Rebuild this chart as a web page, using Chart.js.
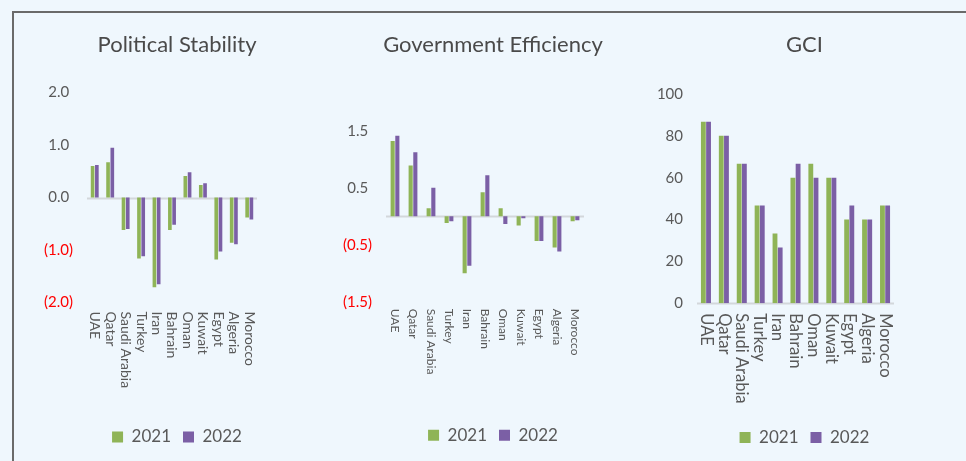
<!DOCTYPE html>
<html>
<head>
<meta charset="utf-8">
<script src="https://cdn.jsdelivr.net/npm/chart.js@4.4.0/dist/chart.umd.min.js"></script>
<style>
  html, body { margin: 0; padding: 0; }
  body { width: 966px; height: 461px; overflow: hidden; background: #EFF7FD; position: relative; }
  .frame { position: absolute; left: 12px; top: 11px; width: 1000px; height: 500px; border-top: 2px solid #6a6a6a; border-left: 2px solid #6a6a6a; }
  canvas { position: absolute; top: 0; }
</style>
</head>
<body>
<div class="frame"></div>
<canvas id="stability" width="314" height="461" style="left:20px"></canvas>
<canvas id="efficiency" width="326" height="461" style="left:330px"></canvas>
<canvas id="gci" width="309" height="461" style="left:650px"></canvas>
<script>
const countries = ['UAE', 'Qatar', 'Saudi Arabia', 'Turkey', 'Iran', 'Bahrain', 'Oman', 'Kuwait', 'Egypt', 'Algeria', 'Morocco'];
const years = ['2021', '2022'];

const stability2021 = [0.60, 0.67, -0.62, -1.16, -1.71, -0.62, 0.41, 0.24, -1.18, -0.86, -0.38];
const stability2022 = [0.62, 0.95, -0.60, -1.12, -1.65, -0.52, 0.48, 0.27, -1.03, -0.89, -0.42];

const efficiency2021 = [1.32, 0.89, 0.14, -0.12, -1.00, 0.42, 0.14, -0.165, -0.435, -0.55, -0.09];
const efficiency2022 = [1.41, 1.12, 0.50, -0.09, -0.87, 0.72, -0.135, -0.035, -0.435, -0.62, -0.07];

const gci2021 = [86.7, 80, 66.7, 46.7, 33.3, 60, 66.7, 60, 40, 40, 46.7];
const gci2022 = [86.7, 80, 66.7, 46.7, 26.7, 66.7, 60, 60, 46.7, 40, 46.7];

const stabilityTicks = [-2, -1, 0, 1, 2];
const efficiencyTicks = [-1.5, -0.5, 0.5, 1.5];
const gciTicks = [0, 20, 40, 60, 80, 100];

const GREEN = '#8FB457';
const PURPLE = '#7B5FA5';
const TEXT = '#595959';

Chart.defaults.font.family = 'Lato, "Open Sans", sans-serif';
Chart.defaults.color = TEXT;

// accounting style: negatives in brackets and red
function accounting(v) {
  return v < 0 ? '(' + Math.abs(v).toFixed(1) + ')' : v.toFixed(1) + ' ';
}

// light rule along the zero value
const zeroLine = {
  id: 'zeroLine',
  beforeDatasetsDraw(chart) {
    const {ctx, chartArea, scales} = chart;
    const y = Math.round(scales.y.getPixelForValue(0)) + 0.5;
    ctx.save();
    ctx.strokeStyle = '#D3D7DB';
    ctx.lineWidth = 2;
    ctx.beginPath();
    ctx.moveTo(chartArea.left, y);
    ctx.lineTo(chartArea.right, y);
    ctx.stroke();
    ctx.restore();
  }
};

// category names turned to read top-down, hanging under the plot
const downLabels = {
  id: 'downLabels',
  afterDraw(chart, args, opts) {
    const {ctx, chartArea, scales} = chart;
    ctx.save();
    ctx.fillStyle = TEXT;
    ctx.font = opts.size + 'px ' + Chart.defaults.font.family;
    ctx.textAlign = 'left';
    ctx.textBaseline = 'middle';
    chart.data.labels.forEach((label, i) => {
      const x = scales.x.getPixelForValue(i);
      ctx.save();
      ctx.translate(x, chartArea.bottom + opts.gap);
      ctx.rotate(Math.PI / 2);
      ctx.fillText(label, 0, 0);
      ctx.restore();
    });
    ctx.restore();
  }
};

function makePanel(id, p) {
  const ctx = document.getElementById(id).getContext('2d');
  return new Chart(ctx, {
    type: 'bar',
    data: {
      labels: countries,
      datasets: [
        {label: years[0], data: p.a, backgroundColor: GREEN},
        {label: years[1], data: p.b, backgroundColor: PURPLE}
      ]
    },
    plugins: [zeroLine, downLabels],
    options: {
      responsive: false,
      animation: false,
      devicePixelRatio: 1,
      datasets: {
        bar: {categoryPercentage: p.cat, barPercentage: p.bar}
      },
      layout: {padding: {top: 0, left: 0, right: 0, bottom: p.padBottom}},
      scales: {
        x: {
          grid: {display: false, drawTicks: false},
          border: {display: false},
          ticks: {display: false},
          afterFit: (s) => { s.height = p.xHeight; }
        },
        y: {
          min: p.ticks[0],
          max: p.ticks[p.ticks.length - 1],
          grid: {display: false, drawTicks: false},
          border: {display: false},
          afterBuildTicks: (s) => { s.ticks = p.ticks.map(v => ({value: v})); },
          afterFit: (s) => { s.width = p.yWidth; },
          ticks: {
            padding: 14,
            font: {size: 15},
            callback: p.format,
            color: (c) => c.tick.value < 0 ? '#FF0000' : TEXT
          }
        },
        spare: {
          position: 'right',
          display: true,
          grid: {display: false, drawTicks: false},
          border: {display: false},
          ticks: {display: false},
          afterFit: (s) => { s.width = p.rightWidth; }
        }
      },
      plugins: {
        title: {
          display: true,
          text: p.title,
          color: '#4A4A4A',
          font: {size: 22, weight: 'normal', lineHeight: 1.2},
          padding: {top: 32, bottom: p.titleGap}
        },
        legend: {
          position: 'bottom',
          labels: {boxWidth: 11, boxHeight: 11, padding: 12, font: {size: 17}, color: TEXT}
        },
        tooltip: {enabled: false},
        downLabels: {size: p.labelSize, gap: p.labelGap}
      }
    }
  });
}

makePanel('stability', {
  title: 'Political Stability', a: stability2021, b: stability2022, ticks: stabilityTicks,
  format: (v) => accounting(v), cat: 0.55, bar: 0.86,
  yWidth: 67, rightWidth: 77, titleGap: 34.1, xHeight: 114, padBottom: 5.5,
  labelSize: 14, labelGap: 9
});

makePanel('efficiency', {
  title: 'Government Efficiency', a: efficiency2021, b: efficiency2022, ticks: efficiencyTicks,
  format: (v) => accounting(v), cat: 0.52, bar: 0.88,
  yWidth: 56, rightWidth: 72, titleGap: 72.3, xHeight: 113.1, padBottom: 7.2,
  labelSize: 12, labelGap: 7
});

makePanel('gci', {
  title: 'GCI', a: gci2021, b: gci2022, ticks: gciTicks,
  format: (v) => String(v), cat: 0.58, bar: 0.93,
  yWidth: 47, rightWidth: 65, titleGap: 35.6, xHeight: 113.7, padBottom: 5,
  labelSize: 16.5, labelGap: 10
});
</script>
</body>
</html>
--------------------------------------------------
§ **Your instructions**:
Leave out the pictures and restate, word for word, the lines from the top of the data through the line containing "const gciTicks = [0, 20, 40, 60, 80, 100];", both included.

§ **Solution to this exercise**:
Rebuild this chart as a web page, using Chart.js.
<!DOCTYPE html>
<html>
<head>
<meta charset="utf-8">
<script src="https://cdn.jsdelivr.net/npm/chart.js@4.4.0/dist/chart.umd.min.js"></script>
<style>
  html, body { margin: 0; padding: 0; }
  body { width: 966px; height: 461px; overflow: hidden; background: #EFF7FD; position: relative; }
  .frame { position: absolute; left: 12px; top: 11px; width: 1000px; height: 500px; border-top: 2px solid #6a6a6a; border-left: 2px solid #6a6a6a; }
  canvas { position: absolute; top: 0; }
</style>
</head>
<body>
<div class="frame"></div>
<canvas id="stability" width="314" height="461" style="left:20px"></canvas>
<canvas id="efficiency" width="326" height="461" style="left:330px"></canvas>
<canvas id="gci" width="309" height="461" style="left:650px"></canvas>
<script>
const countries = ['UAE', 'Qatar', 'Saudi Arabia', 'Turkey', 'Iran', 'Bahrain', 'Oman', 'Kuwait', 'Egypt', 'Algeria', 'Morocco'];
const years = ['2021', '2022'];

const stability2021 = [0.60, 0.67, -0.62, -1.16, -1.71, -0.62, 0.41, 0.24, -1.18, -0.86, -0.38];
const stability2022 = [0.62, 0.95, -0.60, -1.12, -1.65, -0.52, 0.48, 0.27, -1.03, -0.89, -0.42];

const efficiency2021 = [1.32, 0.89, 0.14, -0.12, -1.00, 0.42, 0.14, -0.165, -0.435, -0.55, -0.09];
const efficiency2022 = [1.41, 1.12, 0.50, -0.09, -0.87, 0.72, -0.135, -0.035, -0.435, -0.62, -0.07];

const gci2021 = [86.7, 80, 66.7, 46.7, 33.3, 60, 66.7, 60, 40, 40, 46.7];
const gci2022 = [86.7, 80, 66.7, 46.7, 26.7, 66.7, 60, 60, 46.7, 40, 46.7];

const stabilityTicks = [-2, -1, 0, 1, 2];
const efficiencyTicks = [-1.5, -0.5, 0.5, 1.5];
const gciTicks = [0, 20, 40, 60, 80, 100];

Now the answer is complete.